-- Start DATA LISTING --

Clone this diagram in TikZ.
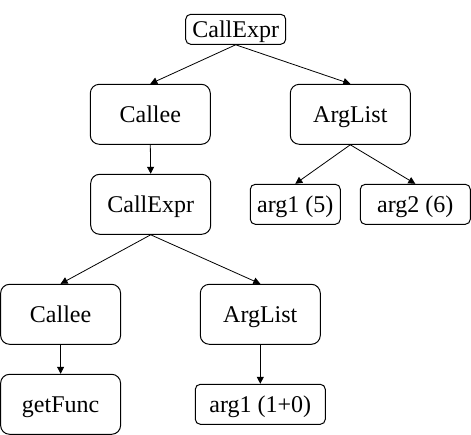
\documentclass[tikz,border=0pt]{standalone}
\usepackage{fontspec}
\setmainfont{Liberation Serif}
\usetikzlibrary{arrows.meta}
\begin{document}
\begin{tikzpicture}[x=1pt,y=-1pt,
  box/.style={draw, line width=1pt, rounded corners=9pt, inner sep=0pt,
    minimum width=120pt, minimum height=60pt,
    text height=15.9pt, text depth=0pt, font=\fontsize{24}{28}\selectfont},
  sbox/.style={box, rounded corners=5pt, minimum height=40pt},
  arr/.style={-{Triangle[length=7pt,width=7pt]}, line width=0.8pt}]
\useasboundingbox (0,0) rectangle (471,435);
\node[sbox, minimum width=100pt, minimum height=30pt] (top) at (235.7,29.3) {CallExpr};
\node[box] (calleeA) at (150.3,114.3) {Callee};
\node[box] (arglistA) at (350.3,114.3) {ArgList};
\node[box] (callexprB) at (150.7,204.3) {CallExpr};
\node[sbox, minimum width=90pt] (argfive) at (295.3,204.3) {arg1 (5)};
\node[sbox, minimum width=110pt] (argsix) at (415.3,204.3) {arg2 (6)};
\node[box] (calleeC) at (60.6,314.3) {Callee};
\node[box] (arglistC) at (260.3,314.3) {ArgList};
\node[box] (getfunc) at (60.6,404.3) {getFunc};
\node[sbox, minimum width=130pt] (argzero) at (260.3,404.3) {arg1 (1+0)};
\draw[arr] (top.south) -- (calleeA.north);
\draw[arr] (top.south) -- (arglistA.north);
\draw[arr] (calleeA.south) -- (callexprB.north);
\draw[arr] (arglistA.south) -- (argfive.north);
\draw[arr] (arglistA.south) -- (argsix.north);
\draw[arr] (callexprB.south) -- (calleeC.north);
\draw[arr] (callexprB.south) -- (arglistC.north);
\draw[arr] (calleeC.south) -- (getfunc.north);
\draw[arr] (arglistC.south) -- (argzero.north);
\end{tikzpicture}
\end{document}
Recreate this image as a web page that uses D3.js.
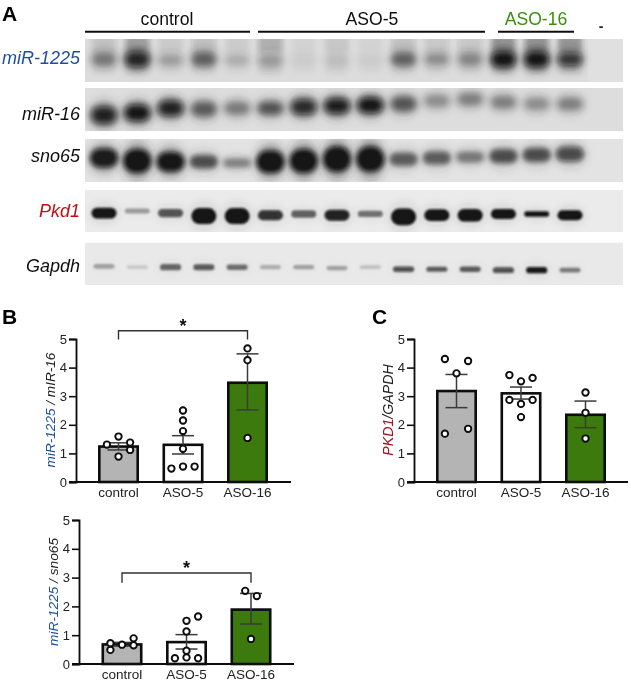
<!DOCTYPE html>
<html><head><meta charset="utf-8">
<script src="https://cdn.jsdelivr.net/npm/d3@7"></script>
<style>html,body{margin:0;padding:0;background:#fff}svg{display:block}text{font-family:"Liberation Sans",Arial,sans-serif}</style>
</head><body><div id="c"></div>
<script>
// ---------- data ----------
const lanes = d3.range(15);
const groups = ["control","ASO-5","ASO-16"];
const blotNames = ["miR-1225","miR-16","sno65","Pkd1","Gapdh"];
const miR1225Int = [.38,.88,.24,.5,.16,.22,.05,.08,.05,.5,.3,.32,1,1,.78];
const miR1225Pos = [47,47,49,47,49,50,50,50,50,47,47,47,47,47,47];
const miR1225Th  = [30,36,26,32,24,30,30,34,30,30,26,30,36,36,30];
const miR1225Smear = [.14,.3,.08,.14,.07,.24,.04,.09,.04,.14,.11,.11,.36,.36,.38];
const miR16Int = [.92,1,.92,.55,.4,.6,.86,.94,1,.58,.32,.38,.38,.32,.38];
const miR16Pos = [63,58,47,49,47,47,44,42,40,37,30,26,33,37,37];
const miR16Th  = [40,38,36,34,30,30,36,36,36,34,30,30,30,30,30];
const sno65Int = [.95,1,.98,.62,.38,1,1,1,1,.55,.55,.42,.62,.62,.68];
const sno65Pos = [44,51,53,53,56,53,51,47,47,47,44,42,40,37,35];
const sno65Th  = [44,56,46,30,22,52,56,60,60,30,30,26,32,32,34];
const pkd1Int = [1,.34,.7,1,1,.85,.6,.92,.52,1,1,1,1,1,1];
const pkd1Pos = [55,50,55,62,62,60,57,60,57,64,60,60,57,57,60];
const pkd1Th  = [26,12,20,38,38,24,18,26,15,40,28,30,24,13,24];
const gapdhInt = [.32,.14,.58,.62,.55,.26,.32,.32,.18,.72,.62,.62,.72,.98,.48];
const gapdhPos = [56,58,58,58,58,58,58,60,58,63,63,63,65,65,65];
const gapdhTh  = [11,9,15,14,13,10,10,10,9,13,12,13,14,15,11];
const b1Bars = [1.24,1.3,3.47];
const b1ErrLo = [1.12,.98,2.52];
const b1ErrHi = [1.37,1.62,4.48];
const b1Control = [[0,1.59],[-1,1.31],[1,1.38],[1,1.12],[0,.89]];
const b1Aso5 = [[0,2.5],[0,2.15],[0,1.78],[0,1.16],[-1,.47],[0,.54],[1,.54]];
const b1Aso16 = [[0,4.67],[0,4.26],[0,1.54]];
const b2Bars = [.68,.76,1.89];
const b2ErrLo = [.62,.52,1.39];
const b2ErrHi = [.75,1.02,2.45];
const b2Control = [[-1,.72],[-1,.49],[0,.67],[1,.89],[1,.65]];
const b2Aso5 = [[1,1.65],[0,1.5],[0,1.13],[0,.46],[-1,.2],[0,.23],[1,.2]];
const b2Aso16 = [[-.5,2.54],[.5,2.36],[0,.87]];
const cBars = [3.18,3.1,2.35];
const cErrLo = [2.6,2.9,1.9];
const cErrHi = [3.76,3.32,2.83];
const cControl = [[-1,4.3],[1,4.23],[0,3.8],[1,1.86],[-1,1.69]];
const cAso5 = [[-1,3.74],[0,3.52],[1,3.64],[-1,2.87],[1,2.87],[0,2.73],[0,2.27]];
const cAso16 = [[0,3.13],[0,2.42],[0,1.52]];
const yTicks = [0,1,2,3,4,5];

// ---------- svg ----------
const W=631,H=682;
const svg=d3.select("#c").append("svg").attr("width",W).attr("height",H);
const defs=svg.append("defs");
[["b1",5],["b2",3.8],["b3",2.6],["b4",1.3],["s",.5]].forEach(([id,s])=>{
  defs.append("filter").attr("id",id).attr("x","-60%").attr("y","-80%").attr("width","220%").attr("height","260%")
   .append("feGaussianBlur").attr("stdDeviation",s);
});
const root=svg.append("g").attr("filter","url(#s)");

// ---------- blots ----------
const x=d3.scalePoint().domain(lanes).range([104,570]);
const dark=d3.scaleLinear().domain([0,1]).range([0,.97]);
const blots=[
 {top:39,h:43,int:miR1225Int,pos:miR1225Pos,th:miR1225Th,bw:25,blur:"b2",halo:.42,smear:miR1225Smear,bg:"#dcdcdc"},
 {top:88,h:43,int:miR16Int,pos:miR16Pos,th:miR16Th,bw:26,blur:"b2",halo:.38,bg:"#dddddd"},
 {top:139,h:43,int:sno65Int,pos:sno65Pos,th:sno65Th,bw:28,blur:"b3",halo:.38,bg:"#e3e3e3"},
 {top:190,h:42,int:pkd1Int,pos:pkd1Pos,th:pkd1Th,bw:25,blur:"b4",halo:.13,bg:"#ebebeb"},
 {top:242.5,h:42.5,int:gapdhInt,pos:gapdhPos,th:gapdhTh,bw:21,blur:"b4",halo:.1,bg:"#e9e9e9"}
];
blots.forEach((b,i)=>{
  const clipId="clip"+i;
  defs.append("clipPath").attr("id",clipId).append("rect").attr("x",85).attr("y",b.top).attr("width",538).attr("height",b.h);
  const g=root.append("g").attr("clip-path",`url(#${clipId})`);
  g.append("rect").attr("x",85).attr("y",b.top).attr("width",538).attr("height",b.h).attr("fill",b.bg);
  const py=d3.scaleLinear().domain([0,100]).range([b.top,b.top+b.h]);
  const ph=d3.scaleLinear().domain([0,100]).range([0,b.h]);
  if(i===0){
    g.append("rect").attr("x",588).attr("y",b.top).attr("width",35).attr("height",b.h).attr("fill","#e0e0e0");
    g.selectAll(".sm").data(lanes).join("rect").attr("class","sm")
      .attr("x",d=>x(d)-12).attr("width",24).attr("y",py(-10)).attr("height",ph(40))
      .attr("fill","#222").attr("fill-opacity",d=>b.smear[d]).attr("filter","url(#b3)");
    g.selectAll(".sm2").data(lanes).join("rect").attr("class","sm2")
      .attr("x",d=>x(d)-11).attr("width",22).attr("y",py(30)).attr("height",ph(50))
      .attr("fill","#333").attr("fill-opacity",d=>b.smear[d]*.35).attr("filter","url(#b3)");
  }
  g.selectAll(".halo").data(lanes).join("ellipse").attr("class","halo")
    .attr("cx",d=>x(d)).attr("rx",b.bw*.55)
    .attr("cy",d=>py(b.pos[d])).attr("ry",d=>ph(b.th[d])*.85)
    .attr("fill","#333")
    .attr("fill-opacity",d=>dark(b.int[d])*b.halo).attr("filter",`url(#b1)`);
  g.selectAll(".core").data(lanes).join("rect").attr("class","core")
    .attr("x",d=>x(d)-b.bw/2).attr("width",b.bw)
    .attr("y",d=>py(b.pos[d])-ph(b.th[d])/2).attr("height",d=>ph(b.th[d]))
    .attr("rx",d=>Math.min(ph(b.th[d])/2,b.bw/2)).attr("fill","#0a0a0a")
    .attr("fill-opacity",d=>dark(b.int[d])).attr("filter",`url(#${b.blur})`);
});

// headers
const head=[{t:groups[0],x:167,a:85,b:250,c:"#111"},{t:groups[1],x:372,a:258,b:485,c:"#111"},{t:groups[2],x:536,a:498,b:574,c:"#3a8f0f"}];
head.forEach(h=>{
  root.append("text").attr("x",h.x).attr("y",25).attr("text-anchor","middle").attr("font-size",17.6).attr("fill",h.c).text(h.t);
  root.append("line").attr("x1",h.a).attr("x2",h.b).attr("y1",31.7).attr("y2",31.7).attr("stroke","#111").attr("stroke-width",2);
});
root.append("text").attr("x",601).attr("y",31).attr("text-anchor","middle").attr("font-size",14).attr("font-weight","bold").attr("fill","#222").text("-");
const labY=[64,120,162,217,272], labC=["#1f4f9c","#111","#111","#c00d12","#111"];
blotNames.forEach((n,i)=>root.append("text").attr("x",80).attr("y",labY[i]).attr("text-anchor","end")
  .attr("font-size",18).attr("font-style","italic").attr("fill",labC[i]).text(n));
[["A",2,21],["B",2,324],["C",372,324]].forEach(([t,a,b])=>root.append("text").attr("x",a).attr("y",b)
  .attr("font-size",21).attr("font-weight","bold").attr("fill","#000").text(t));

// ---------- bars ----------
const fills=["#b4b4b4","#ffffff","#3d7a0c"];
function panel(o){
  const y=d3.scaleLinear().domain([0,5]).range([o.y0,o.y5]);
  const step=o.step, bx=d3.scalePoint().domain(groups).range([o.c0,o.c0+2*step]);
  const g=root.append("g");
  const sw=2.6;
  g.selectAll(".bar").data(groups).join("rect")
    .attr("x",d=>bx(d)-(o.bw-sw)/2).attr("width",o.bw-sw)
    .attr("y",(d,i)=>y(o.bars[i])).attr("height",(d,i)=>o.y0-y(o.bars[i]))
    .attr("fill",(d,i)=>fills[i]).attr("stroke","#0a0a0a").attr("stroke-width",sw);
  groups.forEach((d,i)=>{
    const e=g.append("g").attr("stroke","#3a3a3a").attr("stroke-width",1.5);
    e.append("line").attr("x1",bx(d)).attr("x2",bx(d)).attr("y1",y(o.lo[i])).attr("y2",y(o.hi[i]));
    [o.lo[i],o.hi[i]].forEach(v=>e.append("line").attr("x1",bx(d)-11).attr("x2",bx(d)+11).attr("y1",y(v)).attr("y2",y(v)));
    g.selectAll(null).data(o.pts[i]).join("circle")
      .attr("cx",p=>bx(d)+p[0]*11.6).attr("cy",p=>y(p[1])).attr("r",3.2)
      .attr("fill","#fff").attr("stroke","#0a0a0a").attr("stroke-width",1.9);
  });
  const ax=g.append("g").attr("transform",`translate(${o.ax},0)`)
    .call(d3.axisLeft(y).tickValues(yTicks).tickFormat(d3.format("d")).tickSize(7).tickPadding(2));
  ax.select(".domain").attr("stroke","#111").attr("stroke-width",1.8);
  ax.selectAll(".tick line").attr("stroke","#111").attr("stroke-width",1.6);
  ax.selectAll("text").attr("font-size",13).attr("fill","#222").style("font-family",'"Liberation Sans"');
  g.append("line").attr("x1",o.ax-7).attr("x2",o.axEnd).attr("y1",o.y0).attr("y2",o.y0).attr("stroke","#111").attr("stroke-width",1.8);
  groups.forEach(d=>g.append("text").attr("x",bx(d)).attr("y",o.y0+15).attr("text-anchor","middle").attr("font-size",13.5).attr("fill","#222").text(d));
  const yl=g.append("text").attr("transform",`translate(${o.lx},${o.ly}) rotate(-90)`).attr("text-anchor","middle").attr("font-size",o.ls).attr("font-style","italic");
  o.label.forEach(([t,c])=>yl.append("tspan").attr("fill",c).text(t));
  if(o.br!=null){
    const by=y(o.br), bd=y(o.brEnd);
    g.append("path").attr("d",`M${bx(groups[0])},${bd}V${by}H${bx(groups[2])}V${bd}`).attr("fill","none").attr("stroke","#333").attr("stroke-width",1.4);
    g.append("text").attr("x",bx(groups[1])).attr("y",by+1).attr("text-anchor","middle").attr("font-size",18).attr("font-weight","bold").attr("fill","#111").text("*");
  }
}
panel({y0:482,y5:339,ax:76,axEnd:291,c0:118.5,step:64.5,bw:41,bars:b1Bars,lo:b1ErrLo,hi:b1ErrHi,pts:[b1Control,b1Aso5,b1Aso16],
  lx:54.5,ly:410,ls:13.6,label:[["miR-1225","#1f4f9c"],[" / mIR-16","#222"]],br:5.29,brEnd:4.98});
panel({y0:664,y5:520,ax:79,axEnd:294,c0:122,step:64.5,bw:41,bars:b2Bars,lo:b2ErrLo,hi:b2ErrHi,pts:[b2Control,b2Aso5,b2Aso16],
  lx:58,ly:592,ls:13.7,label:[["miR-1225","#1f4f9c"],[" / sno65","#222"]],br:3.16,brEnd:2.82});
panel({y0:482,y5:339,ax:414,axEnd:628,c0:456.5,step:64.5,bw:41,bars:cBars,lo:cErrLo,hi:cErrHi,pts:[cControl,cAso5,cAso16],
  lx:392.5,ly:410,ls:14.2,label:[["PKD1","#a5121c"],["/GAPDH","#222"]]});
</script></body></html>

-- End DATA LISTING --

GOAL – Which lines hold the word "this"? Return all of them from the records above.

EXERCISE OUTPUT –
Clone this diagram in TikZ.
Recreate this image as a web page that uses D3.js.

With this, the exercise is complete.